Dr Andrew Deans
Dr Andrew Deans has a personal interest in investigating inherited breast cancer.
Environmental factors such as tobacco smoke, UV from the sun and being overweight can trigger the development of cancer by causing damage to DNA. Cells produce a number of proteins that normally recognise and repair damaged DNA, thereby reducing the risk of developing cancer. However, some people inherit mutations in these DNA repair proteins, which means that they accumulate damage in their DNA and usually develop cancer at a young age.
Fanconi anaemia is a very rare, inherited blood disorder associated with a high risk of developing leukemia, and, in some cases, an increased risk of breast cancer. It is caused by an inherited defect in one of 15 different genes that recognise and repair DNA damage. Recent research has suggested there is a strong link between Fanconi anaemia and inherited breast cancer. Through researching the molecular pathways that link these two diseases, we may better understand what causes familial (inherited) breast cancer, and how best to treat it.

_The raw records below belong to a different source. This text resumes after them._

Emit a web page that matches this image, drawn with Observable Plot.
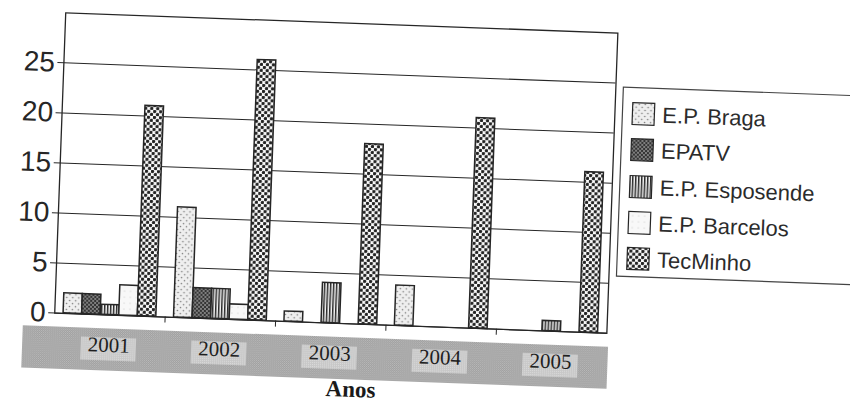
<!DOCTYPE html>
<html>
<head>
<meta charset="utf-8">
<script src="https://cdn.jsdelivr.net/npm/d3@7"></script>
<script src="https://cdn.jsdelivr.net/npm/@observablehq/plot@0.6"></script>
<style>
  html, body { margin: 0; padding: 0; background: #fff; overflow: hidden; }
  #wrap { position: relative; width: 850px; height: 406px; transform: rotate(2.1deg); transform-origin: 425px 203px; }
</style>
</head>
<body>
<div id="wrap"></div>
<script>
// ---- data ----
const years = [2001, 2002, 2003, 2004, 2005];
const seriesNames = ["E.P. Braga", "EPATV", "E.P. Esposende", "E.P. Barcelos", "TecMinho"];
const braga     = [2, 11, 1, 4, 0];
const epatv     = [2, 3, 0, 0, 0];
const esposende = [1, 3, 4, 0, 1];
const barcelos  = [3, 1.5, 0, 0, 0];
const tecminho  = [21, 26, 18, 21, 16];
const yTicks = [0, 5, 10, 15, 20, 25];
const xTitle = "Anos";

const seriesValues = [braga, epatv, esposende, barcelos, tecminho];
const rows = years.flatMap((yr, j) =>
  seriesValues.map((vals, i) => ({ year: yr, i, name: seriesNames[i], value: vals[j] }))
).filter(d => d.value > 0);

const pad = 0.08, w = 0.168;
const ink = "#262626";

const barMarks = seriesNames.map((s, i) =>
  Plot.rectY(rows.filter(d => d.i === i), {
    x1: d => d.year - 0.5 + pad + d.i * w,
    x2: d => d.year - 0.5 + pad + (d.i + 1) * w,
    y1: 0,
    y2: "value",
    fill: `url(#p${i})`,
    stroke: ink,
    strokeWidth: 1.5
  })
);

const chart = Plot.plot({
  width: 850,
  height: 406,
  marginLeft: 58.5,
  marginRight: 239,
  marginTop: 25.6,
  marginBottom: 80,
  x: { domain: [2000.5, 2005.5], axis: null },
  y: { domain: [0, 30], axis: null },
  style: { fontFamily: "'Liberation Sans', Arial, sans-serif", background: "transparent", overflow: "visible" },
  marks: [
    // grey band under the x axis
    Plot.rect([0], { x1: 2000.22, x2: 2005.52, y1: -1.4, y2: -5.6, fill: "url(#band)" }),
    Plot.rect(years, { x1: d => d - 0.25, x2: d => d + 0.25, y1: -2.3, y2: -4.6, fill: "url(#lbl)" }),
    Plot.ruleY(yTicks, { stroke: ink, strokeWidth: 1, insetLeft: -6 }),
    Plot.ruleX([2001.5, 2002.5, 2003.5, 2004.5], { y1: 0, y2: -0.6, stroke: ink }),
    Plot.frame({ stroke: ink, strokeWidth: 1.3 }),
    ...barMarks,
    Plot.text(yTicks, { x: 2000.5, y: d => d, dx: -9, textAnchor: "end", fontSize: 28, fill: "#262626" }),
    Plot.text(years, { x: d => d, frameAnchor: "bottom", dy: 37, fontSize: 21, fill: "#1f1f1f",
      fontFamily: "'Liberation Serif', 'Times New Roman', serif", text: d => String(d) }),
    Plot.text([xTitle], { x: 2003.2, frameAnchor: "bottom", dy: 73, fontSize: 23, fontWeight: "bold",
      fill: "#1a1a1a", fontFamily: "'Liberation Serif', 'Times New Roman', serif" })
  ]
});

document.getElementById("wrap").appendChild(chart);

// ---- patterns ----
const svg = d3.select(chart.tagName.toLowerCase() === "svg" ? chart : chart.querySelector("svg"));
const defs = svg.insert("defs", ":first-child");

function pat(id, size) {
  return defs.append("pattern").attr("id", id).attr("patternUnits", "userSpaceOnUse")
    .attr("width", size).attr("height", size);
}
// E.P. Braga: light with sparse dots
let p = pat("p0", 6);
p.append("rect").attr("width", 6).attr("height", 6).attr("fill", "#efefef");
p.append("circle").attr("cx", 1.5).attr("cy", 1.5).attr("r", 0.8).attr("fill", "#7a7a7a");
p.append("circle").attr("cx", 4.5).attr("cy", 4.5).attr("r", 0.8).attr("fill", "#7a7a7a");
// EPATV: dense dark check with light holes
p = pat("p1", 4);
p.append("rect").attr("width", 4).attr("height", 4).attr("fill", "#333");
p.append("circle").attr("cx", 1).attr("cy", 1).attr("r", 0.8).attr("fill", "#e0e0e0");
p.append("circle").attr("cx", 3).attr("cy", 3).attr("r", 0.8).attr("fill", "#e0e0e0");
// E.P. Esposende: vertical stripes
p = pat("p2", 3);
p.append("rect").attr("width", 3).attr("height", 3).attr("fill", "#f4f4f4");
p.append("rect").attr("width", 1.5).attr("height", 3).attr("fill", "#2a2a2a");
// E.P. Barcelos: nearly white with faint dots
p = pat("p3", 6);
p.append("rect").attr("width", 6).attr("height", 6).attr("fill", "#f8f8f8");
p.append("circle").attr("cx", 2).attr("cy", 2).attr("r", 0.6).attr("fill", "#c4c4c4");
// TecMinho: white with big dark dots
p = pat("p4", 6);
p.append("rect").attr("width", 6).attr("height", 6).attr("fill", "#fdfdfd");
p.append("circle").attr("cx", 1.5).attr("cy", 1.5).attr("r", 1.7).attr("fill", "#222");
p.append("circle").attr("cx", 4.5).attr("cy", 4.5).attr("r", 1.7).attr("fill", "#222");
// grey band
p = pat("band", 2);
p.append("rect").attr("width", 2).attr("height", 2).attr("fill", "#a0a0a0");
p.append("rect").attr("width", 1).attr("height", 1).attr("fill", "#bababa");
p.append("rect").attr("x", 1).attr("y", 1).attr("width", 1).attr("height", 1).attr("fill", "#b0b0b0");
p = pat("lbl", 2);
p.append("rect").attr("width", 2).attr("height", 2).attr("fill", "#c8c8c8");
p.append("rect").attr("width", 1).attr("height", 1).attr("fill", "#dadada");

// ---- legend ----
const lg = svg.append("g").attr("transform", "translate(619,80)").attr("text-anchor", "start");
lg.append("rect").attr("width", 262).attr("height", 189).attr("fill", "#fff").attr("stroke", "#444").attr("stroke-width", 1.2);
const baselines = [34, 70, 107, 143, 179];
seriesNames.forEach((name, i) => {
  lg.append("rect").attr("x", 10).attr("y", baselines[i] - 19).attr("width", 22).attr("height", 22)
    .attr("fill", `url(#p${i})`).attr("stroke", ink).attr("stroke-width", 1.2);
  lg.append("text").attr("x", 40).attr("y", baselines[i]).text(name)
    .attr("text-anchor", "start")
    .attr("font-size", 22).attr("fill", "#2b2b2b")
    .attr("font-family", "'Liberation Sans', Arial, sans-serif");
});
</script>
</body>
</html>
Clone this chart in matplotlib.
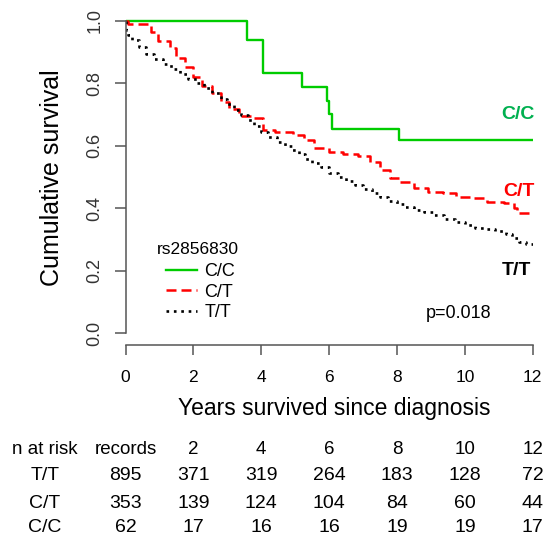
import matplotlib
matplotlib.use("Agg")
import matplotlib.pyplot as plt
from matplotlib.transforms import blended_transform_factory

plt.rcParams['font.family'] = ['Liberation Sans', 'DejaVu Sans']

# Kaplan-Meier steps (years, survival after the step)
cc_time = [0, 3.59, 4.06, 5.21, 5.93, 6.0, 6.08, 8.06]
cc_surv = [1.0, 0.938, 0.834, 0.787, 0.745, 0.701, 0.655, 0.619]

ct_time = [0, 0.08, 0.75, 0.95, 1.3, 1.5, 1.75, 2.0, 2.25, 2.55, 2.8, 3.05, 3.35,
           3.7, 4.05, 4.4, 4.95, 5.25, 5.55, 6.0, 6.4, 6.85, 7.2, 7.5, 7.8, 8.1,
           8.5, 8.9, 9.35, 9.75, 10.25, 10.65, 11.15, 11.45, 11.55]
ct_surv = [1.0, 0.99, 0.965, 0.935, 0.912, 0.88, 0.853, 0.821, 0.793, 0.768, 0.741,
           0.718, 0.696, 0.688, 0.651, 0.645, 0.635, 0.619, 0.592, 0.581, 0.574,
           0.566, 0.549, 0.522, 0.496, 0.483, 0.464, 0.453, 0.448, 0.437, 0.432,
           0.421, 0.416, 0.40, 0.385]

tt_time = [0, 0.02, 0.08, 0.2, 0.4, 0.6, 0.85, 1.1, 1.35, 1.6, 1.85, 2.1, 2.3, 2.55,
           2.8, 3.0, 3.2, 3.4, 3.6, 3.8, 4.0, 4.2, 4.45, 4.7, 4.9, 5.1, 5.3, 5.5,
           5.75, 6.0, 6.25, 6.5, 6.75, 7.0, 7.25, 7.5, 7.75, 8.0, 8.25, 8.5, 8.8,
           9.1, 9.4, 9.7, 10.0, 10.3, 10.6, 10.9, 11.2, 11.4, 11.6, 11.8]
tt_surv = [1.0, 0.97, 0.955, 0.94, 0.915, 0.895, 0.878, 0.862, 0.846, 0.83, 0.815,
           0.8, 0.785, 0.768, 0.75, 0.733, 0.716, 0.70, 0.682, 0.662, 0.645, 0.628,
           0.612, 0.598, 0.585, 0.572, 0.558, 0.546, 0.532, 0.514, 0.5, 0.488,
           0.475, 0.46, 0.448, 0.435, 0.423, 0.413, 0.403, 0.394, 0.388, 0.378,
           0.365, 0.356, 0.347, 0.338, 0.332, 0.326, 0.316, 0.305, 0.293, 0.285]

end_time = 12

# number at risk table
risk_cols = ['records', '2', '4', '6', '8', '10', '12']
risk_col_x = [0, 2, 4, 6, 8, 10, 12]
risk_tt = [895, 371, 319, 264, 183, 128, 72]
risk_ct = [353, 139, 124, 104, 84, 60, 44]
risk_cc = [62, 17, 16, 16, 19, 19, 17]

fig = plt.figure(figsize=(5.49, 5.42), dpi=100)
ax = fig.add_axes([0.2286, 0.3626, 0.7417, 0.6218])

def km(t, s):
    return t + [end_time], s + [s[-1]]

x, y = km(cc_time, cc_surv)
ax.step(x, y, where='post', color='#00cc00', lw=1.7, label='C/C')
x, y = km(ct_time, ct_surv)
ax.step(x, y, where='post', color='#ff0000', lw=1.8, linestyle=(0, (4, 2)), label='C/T')
x, y = km(tt_time, tt_surv)
ax.step(x, y, where='post', color='black', lw=1.9, linestyle=(0, (1, 1.8)), label='T/T')

ax.set_xlim(0, 12)
ax.set_ylim(-0.04, 1.04)
for side in ['top', 'right']:
    ax.spines[side].set_visible(False)
ax.spines['left'].set_bounds(0, 1)
ax.spines['bottom'].set_bounds(0, 12)
for side in ['left', 'bottom']:
    ax.spines[side].set_color('#555555')
    ax.spines[side].set_linewidth(1.1)

ax.set_yticks([0, 0.2, 0.4, 0.6, 0.8, 1.0])
ax.set_yticklabels(['0.0', '0.2', '0.4', '0.6', '0.8', '1.0'], rotation=90,
                   va='center', fontsize=13, color='#333333')
ax.set_xticks(risk_col_x)
ax.set_xticklabels(['0', '2', '4', '6', '8', '10', '12'], fontsize=12.5)
ax.tick_params(axis='y', length=8, width=1.1, color='#555555', pad=8)
ax.tick_params(axis='x', length=7.5, width=1.1, color='#555555', pad=10)

fig.text(52 / 549, 0.673, 'Cumulative survival', rotation=90, ha='center',
         va='center', fontsize=18)

# group labels at the right end of the curves
ax.text(12.05, 0.70, 'C/C', color='#00b050', fontsize=14, fontweight='bold',
        ha='right', va='center')
ax.text(12.05, 0.454, 'C/T', color='#ff0000', fontsize=14, fontweight='bold',
        ha='right', va='center')
ax.text(11.95, 0.20, 'T/T', color='black', fontsize=14, fontweight='bold',
        ha='right', va='center')
ax.text(9.83, 0.063, 'p=0.018', fontsize=13, ha='center', va='center')

# legend
ax.text(0.92, 0.266, 'rs2856830', fontsize=12.5, ha='left', va='center')
ax.legend(frameon=False, loc='upper left', bbox_to_anchor=(1.18, 0.224),
          bbox_transform=ax.transData, borderaxespad=0, borderpad=0,
          handlelength=1.75, handletextpad=0.4, labelspacing=0.2, fontsize=13)

# x label and risk table, x in data, y in figure fraction
trans = blended_transform_factory(ax.transData, fig.transFigure)
ax.text(6.15, 1 - 408 / 542, 'Years survived since diagnosis', transform=trans,
        ha='center', va='center', fontsize=16.5, clip_on=False)

row_y = [1 - 449 / 542, 1 - 476 / 542, 1 - 503 / 542, 1 - 528 / 542]
label_x = -2.37
ax.text(label_x, row_y[0], 'n at risk', transform=trans, ha='center', va='center',
        fontsize=13.5, clip_on=False)
for cx, c in zip(risk_col_x, risk_cols):
    ax.text(cx, row_y[0], c, transform=trans, ha='center', va='center',
            fontsize=13.5, clip_on=False)
for yy, name, vals in zip(row_y[1:], ['T/T', 'C/T', 'C/C'], [risk_tt, risk_ct, risk_cc]):
    ax.text(label_x, yy, name, transform=trans, ha='center', va='center',
            fontsize=14, clip_on=False)
    for cx, v in zip(risk_col_x, vals):
        ax.text(cx, yy, str(v), transform=trans, ha='center', va='center',
                fontsize=14, clip_on=False)

fig.savefig('out.png', dpi=100)
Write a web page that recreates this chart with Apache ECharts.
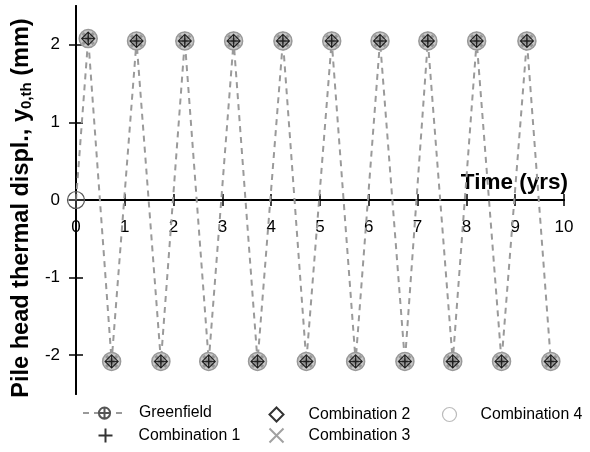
<!DOCTYPE html>
<html><head><meta charset="utf-8">
<script src="https://cdn.jsdelivr.net/npm/echarts@6/dist/echarts.min.js"></script>
<style>html,body{margin:0;padding:0;background:#fff}#c{width:590px;height:452px}</style>
</head><body><div id="c"></div>
<script>
// ---- data ----
const timeYrs = [0, 0.25, 0.73, 1.24, 1.74, 2.23, 2.72, 3.23, 3.72, 4.24, 4.72, 5.24, 5.73, 6.23, 6.74, 7.21, 7.72, 8.21, 8.72, 9.24, 9.73];
const greenfield = [0, 2.08, -2.08, 2.05, -2.08, 2.05, -2.08, 2.05, -2.08, 2.05, -2.08, 2.05, -2.08, 2.05, -2.08, 2.05, -2.08, 2.05, -2.08, 2.05, -2.08];
const combination1 = greenfield.slice(1);
const combination2 = greenfield.slice(1);
const combination3 = greenfield.slice(1);
const combination4 = greenfield.slice(1);
const comboTime = timeYrs.slice(1);
const xTicks = [0, 1, 2, 3, 4, 5, 6, 7, 8, 9, 10];
const yTicks = [-2, -1, 0, 1, 2];

const pair = (xs, ys) => xs.map((x, i) => [x, ys[i]]);
const FONT = 'Liberation Sans, Arial, sans-serif';
const oplus = 'path://M10,0A10,10,0,1,1,9.99,0ZM0,10L20,10M10,0L10,20';
const plus = 'path://M10,0L10,20M0,10L20,10';
const cross = 'path://M0,0L20,20M20,0L0,20';
const diamond = 'path://M10,0L20,10L10,20L0,10Z';

const chart = echarts.init(document.getElementById('c'));
const GRID_TOP = 6, GRID_BOTTOM = 58, H = 452;
const zeroOffset = -((H - GRID_TOP - GRID_BOTTOM) / 2); // x axis drawn at y = 0
const xBase = {
  type: 'value', min: 0, max: 10, interval: 1, position: 'bottom', offset: zeroOffset,
  axisLine: { onZero: false, lineStyle: { color: '#000', width: 2 } },
  splitLine: { show: false }
};
const yBase = {
  type: 'value', min: -2.5, max: 2.5, interval: 0.5, position: 'left',
  axisLine: { onZero: false, lineStyle: { color: '#000', width: 2 } },
  splitLine: { show: false }
};
const mkLegend = (left, top, itemWidth, gap, item) => ({
  orient: 'horizontal', left, top, itemWidth, itemHeight: 14, itemGap: 0, padding: 0,
  textStyle: { fontFamily: FONT, fontSize: 15.8, color: '#000', rich: {
    g: { width: gap }, t: { fontFamily: FONT, fontSize: 15.8, color: '#000' } } },
  formatter: n => '{g|}{t|' + n + '}',
  selectedMode: false,
  data: [item]
});
chart.setOption({
  animation: false,
  backgroundColor: '#fff',
  grid: { left: 76, right: 26, top: GRID_TOP, bottom: GRID_BOTTOM, containLabel: false },
  xAxis: [
    Object.assign({}, xBase, {
      axisTick: { show: true, length: 6, customValues: xTicks, lineStyle: { color: '#000', width: 1.5 } },
      axisLabel: { fontFamily: FONT, fontSize: 17, color: '#000', margin: 19, customValues: xTicks },
      name: 'Time (yrs)', nameLocation: 'end', nameGap: 0,
      nameTextStyle: { fontFamily: FONT, fontSize: 22.5, fontWeight: 'bold', color: '#000',
        align: 'right', verticalAlign: 'bottom', padding: [0, -4, 6, 0] }
    }),
    Object.assign({}, xBase, {
      axisTick: { show: true, inside: true, length: 6, customValues: xTicks, lineStyle: { color: '#000', width: 1.5 } },
      axisLabel: { show: false }
    })
  ],
  yAxis: [
    Object.assign({}, yBase, {
      axisTick: { show: true, length: 7, customValues: yTicks, lineStyle: { color: '#000', width: 1.5 } },
      axisLabel: { fontFamily: FONT, fontSize: 17, color: '#000', margin: 16, customValues: yTicks },
      name: '{m|Pile head thermal displ., y}{s|0,th}{m| (mm)}',
      nameLocation: 'middle', nameRotate: 90, nameGap: 41,
      nameTextStyle: { padding: [0, 16, 0, 0], rich: {
        m: { fontFamily: FONT, fontSize: 23.5, fontWeight: 'bold', color: '#000' },
        s: { fontFamily: FONT, fontSize: 15, fontWeight: 'bold', color: '#000', verticalAlign: 'bottom', padding: [9, 0, 0, 0] }
      } }
    }),
    Object.assign({}, yBase, {
      axisTick: { show: true, inside: true, length: 7, customValues: yTicks, lineStyle: { color: '#000', width: 1.5 } },
      axisLabel: { show: false }
    })
  ],
  legend: [
    mkLegend(82, 405, 43, 8, 'Greenfield'),
    mkLegend(96, 426, 14, 21, 'Combination 1'),
    mkLegend(267, 405, 14, 20, 'Combination 2'),
    mkLegend(267, 426, 14, 20, 'Combination 3'),
    mkLegend(440, 405, 14, 19, { name: 'Combination 4', itemStyle: { color: 'none', borderColor: '#bbb', borderWidth: 1.2 } })
  ],
  series: [
    { name: 'Combination 4', type: 'scatter', data: pair(comboTime, combination4),
      symbol: 'circle', symbolSize: 18, z: 2,
      itemStyle: { color: '#c8c8c8', borderColor: '#999', borderWidth: 1.5, opacity: 1 } },
    { name: 'Combination 3', type: 'scatter', data: pair(comboTime, combination3),
      symbol: cross, symbolSize: 11, z: 3,
      itemStyle: { color: 'none', borderColor: '#8a8a8a', borderWidth: 3 } },
    { name: 'Combination 2', type: 'scatter', data: pair(comboTime, combination2),
      symbol: diamond, symbolSize: 13, z: 4,
      itemStyle: { color: 'none', borderColor: '#000', borderWidth: 1.2 } },
    { name: 'Combination 1', type: 'scatter', data: pair(comboTime, combination1),
      symbol: plus, symbolSize: 12, z: 5,
      itemStyle: { color: 'none', borderColor: '#000', borderWidth: 1.5 } },
    { name: 'Greenfield', type: 'line', data: pair(timeYrs, greenfield),
      symbol: oplus, symbolSize: 17, showSymbol: true, z: 1,
      lineStyle: { color: '#9a9a9a', width: 2, type: [6, 5] },
      itemStyle: { color: 'none', borderColor: '#555', borderWidth: 1.2 } }
  ]
});
</script></body></html>
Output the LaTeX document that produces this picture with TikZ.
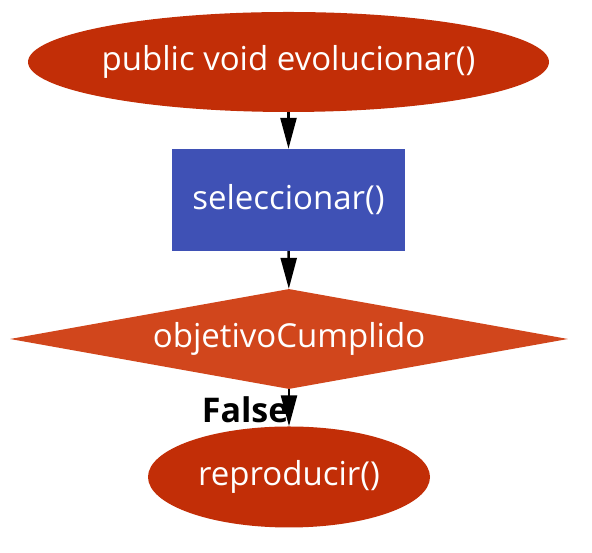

How are you addressing the genetic causes of breast cancer?
I am reconstructing this DNA repair pathway in the test tube to try to understand how familial breast cancer and Fanconi anaemia are linked. By producing large amounts of these DNA repair proteins, we can find out what they do, how they fix DNA damage and how they may cause breast cancer if they aren’t working properly.
How will this benefit people with breast cancer?
By developing ways to restore DNA repair in people who have these gene defects, our research could lead to new ways to both prevent and treat familial breast cancer. For example, we know that breast cancer patients with BRCA1 mutations have defective DNA repair and respond very well to a type of drug called PARP inhibitors. It might be possible that PARP inhibitors could be used to treat the type of inherited breast cancer that is linked to Fanconi anaemia, and my research will help to demonstrate that.
What drew you to work in breast cancer research?
I have a personal interest in investigating inherited breast cancer. I remember clearly the day my grandmother was diagnosed with breast cancer. Her mother, aunt and sister had all died of breast cancer, and she had five daughters so was terrified at the prospect she had passed on the “breast cancer gene” to her children. Fortunately my grandmother’s treatment was successful, but years later when I was working in the UK, she died from a relapse in her cancer. This made me even more determined to understand the genetics of breast cancer.
How important is NBCF funding to your work?
I completed my postdoctoral research with the London Research Institute, one of the world leaders in my field. NBCF funding has been integral to helping me establish my own laboratory in Melbourne so that I have been able to apply what I learnt in the UK about breast cancer genetics to Australia.